> _Stated problem_
Filter the data for lines with the word "document", then copy every line so identified.

> _Dataset excerpt_
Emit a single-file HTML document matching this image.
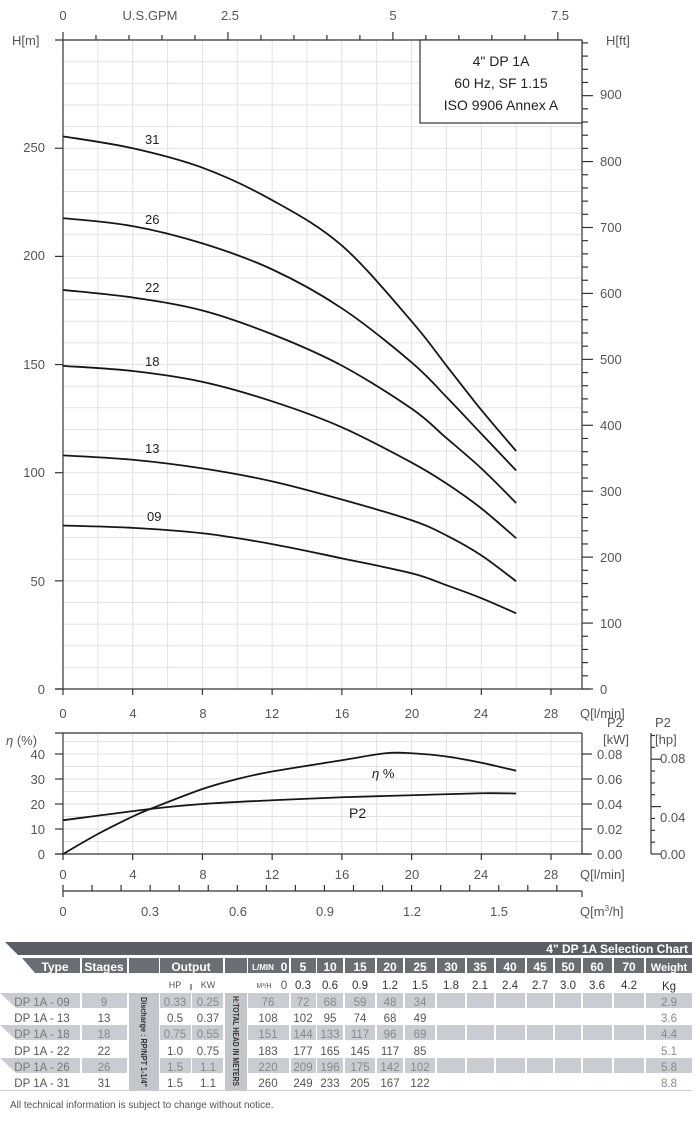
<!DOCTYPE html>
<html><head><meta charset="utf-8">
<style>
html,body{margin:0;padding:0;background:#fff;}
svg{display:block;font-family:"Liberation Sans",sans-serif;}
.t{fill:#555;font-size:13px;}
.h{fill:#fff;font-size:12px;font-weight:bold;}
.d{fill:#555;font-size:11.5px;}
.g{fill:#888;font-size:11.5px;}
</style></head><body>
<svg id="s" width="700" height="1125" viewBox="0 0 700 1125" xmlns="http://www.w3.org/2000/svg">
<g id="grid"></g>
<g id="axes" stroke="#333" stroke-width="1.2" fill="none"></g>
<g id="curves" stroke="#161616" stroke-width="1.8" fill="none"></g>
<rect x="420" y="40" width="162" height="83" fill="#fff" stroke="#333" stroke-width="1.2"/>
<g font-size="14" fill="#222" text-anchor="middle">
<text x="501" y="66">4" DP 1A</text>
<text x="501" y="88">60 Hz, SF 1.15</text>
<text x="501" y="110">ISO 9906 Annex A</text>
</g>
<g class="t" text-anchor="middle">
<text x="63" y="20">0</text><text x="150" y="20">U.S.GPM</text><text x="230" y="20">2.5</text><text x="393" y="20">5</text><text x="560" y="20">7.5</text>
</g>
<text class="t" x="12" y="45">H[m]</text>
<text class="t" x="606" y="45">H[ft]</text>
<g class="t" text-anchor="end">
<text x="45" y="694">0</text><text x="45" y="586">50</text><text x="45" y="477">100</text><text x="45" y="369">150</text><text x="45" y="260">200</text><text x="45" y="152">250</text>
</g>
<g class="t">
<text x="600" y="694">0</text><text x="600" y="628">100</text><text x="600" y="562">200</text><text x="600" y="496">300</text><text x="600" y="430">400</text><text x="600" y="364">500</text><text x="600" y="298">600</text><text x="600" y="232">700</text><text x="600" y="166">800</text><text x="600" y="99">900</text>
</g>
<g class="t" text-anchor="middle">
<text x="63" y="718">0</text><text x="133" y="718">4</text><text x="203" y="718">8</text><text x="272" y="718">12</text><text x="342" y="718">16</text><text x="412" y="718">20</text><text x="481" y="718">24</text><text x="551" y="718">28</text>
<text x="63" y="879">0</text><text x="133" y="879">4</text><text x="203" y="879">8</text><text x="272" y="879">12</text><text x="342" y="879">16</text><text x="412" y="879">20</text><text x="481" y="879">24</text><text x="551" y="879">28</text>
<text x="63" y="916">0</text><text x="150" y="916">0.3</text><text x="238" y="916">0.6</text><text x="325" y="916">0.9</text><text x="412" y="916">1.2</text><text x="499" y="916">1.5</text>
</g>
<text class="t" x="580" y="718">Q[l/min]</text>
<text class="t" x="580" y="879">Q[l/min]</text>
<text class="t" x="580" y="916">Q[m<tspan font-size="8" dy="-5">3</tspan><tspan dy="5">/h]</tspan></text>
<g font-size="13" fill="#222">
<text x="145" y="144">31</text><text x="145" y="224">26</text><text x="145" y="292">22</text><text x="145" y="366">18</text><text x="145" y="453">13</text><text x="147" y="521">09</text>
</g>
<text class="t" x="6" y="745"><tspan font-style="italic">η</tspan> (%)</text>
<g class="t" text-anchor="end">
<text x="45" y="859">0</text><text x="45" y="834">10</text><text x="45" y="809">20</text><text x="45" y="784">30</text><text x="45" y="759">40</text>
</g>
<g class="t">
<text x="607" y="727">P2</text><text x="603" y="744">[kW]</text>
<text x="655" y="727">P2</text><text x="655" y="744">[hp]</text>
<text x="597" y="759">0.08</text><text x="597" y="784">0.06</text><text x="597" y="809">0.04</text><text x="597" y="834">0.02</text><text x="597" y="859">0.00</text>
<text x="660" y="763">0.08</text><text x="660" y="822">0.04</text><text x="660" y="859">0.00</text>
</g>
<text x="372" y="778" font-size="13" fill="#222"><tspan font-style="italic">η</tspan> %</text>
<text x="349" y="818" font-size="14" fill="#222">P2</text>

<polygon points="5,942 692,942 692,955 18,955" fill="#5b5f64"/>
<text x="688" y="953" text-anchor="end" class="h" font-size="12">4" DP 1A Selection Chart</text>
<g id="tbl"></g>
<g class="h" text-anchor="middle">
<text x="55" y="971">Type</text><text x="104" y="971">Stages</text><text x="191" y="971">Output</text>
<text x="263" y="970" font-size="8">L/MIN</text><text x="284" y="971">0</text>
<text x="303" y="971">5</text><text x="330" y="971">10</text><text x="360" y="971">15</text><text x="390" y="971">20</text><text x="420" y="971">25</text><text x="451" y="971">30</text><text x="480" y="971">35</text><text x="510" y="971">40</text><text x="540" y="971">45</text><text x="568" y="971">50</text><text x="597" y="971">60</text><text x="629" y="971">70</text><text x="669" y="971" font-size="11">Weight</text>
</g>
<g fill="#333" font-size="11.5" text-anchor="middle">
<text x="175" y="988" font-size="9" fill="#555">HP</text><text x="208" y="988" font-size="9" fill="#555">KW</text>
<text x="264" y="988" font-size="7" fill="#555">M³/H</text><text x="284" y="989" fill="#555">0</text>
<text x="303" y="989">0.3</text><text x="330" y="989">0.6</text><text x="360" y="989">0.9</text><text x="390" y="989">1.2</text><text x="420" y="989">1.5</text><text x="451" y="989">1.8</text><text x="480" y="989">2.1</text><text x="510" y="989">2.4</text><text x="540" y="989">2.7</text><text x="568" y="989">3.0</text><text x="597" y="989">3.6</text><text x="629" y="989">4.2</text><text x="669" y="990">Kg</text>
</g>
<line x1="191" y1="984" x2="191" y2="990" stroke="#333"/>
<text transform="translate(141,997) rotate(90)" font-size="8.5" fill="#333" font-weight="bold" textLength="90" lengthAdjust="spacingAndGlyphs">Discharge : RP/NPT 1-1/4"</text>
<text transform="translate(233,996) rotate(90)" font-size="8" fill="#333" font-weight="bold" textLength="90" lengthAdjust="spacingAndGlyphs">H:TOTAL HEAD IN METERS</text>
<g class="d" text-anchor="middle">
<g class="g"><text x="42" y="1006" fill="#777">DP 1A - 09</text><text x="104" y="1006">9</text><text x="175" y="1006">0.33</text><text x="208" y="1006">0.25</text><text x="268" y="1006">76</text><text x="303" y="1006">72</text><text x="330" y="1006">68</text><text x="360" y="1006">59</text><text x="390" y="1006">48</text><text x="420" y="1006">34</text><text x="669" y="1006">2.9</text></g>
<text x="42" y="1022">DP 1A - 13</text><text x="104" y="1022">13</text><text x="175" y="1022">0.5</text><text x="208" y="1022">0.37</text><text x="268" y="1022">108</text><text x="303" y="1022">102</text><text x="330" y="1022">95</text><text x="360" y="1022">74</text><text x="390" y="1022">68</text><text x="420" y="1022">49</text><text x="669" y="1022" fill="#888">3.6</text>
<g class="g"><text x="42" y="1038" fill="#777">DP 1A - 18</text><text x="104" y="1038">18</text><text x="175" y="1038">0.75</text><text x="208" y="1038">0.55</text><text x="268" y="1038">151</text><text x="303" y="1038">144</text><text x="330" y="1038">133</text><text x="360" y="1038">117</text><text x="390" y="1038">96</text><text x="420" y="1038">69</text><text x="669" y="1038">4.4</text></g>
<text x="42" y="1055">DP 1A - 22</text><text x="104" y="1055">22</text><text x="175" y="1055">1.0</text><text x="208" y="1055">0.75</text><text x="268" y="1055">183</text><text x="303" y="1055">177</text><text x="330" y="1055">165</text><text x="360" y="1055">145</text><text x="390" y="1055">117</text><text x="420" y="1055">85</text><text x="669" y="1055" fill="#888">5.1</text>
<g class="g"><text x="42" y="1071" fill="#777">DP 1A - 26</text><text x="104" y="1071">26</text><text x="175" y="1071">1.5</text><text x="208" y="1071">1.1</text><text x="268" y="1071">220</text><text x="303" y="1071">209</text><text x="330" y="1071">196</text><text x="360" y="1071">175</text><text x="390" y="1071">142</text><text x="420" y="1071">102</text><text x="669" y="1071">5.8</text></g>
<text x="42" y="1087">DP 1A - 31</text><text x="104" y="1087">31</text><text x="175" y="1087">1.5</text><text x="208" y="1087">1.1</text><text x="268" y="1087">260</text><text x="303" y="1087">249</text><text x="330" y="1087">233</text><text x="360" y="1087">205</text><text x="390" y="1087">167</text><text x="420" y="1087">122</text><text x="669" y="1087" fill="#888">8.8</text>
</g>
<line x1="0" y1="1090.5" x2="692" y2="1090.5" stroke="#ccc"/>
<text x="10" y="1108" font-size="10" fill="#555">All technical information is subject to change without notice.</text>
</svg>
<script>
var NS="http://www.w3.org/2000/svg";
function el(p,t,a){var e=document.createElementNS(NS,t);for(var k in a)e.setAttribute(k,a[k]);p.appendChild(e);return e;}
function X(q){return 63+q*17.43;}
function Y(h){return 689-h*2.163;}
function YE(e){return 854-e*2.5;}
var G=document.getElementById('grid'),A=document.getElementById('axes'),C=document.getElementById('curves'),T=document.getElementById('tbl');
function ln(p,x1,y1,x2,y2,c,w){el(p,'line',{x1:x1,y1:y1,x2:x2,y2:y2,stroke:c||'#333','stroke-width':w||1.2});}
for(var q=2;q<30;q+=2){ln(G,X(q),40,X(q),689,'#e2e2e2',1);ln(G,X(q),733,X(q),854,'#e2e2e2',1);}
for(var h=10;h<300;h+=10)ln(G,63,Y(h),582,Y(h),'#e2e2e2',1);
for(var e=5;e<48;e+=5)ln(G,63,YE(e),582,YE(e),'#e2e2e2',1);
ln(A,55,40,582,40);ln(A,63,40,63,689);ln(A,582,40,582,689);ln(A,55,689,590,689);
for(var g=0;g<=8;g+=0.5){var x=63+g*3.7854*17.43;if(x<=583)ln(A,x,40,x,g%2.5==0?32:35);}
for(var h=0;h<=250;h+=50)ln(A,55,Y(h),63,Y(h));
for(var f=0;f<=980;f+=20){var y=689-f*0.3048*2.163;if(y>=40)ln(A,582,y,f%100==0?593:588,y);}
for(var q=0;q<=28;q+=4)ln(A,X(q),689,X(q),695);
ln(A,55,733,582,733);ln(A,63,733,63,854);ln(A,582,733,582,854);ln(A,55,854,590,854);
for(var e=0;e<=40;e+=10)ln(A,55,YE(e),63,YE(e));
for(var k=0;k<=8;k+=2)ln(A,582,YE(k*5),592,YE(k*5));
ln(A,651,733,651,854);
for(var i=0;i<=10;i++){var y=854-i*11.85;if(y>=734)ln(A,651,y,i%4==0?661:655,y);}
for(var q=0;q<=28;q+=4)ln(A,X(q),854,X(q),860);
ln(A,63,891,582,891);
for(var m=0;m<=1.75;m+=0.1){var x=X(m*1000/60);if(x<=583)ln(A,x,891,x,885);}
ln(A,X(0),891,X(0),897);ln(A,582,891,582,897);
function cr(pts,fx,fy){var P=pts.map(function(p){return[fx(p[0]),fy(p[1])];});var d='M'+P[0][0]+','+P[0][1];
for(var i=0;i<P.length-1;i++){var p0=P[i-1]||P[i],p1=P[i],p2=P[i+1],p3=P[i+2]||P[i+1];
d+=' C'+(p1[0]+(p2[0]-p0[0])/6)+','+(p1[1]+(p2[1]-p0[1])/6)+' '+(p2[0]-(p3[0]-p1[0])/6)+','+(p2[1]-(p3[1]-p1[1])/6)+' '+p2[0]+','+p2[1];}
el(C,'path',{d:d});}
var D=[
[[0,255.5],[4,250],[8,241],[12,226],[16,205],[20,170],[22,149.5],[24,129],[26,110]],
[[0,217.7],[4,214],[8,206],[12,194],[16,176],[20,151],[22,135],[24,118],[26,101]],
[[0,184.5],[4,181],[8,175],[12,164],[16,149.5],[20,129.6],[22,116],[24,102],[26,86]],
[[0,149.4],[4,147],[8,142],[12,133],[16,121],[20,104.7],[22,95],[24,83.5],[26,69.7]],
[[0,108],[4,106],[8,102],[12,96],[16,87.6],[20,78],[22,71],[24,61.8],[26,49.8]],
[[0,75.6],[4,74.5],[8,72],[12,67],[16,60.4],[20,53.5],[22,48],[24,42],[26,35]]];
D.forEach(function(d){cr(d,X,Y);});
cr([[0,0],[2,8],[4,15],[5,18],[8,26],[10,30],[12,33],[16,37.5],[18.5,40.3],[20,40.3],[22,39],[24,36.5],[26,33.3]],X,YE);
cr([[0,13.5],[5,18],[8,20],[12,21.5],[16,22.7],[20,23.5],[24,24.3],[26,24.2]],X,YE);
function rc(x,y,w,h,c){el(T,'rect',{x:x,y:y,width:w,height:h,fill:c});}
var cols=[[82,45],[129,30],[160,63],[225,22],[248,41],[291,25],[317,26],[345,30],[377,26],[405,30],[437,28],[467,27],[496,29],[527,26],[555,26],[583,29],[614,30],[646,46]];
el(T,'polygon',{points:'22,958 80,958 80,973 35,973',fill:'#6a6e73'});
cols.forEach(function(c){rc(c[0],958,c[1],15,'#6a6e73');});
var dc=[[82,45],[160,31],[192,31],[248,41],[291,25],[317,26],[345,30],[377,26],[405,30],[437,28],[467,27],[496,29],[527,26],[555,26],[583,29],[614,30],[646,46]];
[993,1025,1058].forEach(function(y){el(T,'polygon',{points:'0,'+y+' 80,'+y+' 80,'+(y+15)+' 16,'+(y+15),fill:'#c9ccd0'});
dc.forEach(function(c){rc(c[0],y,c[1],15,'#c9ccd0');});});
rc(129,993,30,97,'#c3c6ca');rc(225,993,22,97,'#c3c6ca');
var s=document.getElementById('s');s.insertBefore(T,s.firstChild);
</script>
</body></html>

> _Solved exercise_
Emit a single-file HTML document matching this image.
function el(p,t,a){var e=document.createElementNS(NS,t);for(var k in a)e.setAttribute(k,a[k]);p.appendChild(e);return e;}
var G=document.getElementById('grid'),A=document.getElementById('axes'),C=document.getElementById('curves'),T=document.getElementById('tbl');
var s=document.getElementById('s');s.insertBefore(T,s.firstChild);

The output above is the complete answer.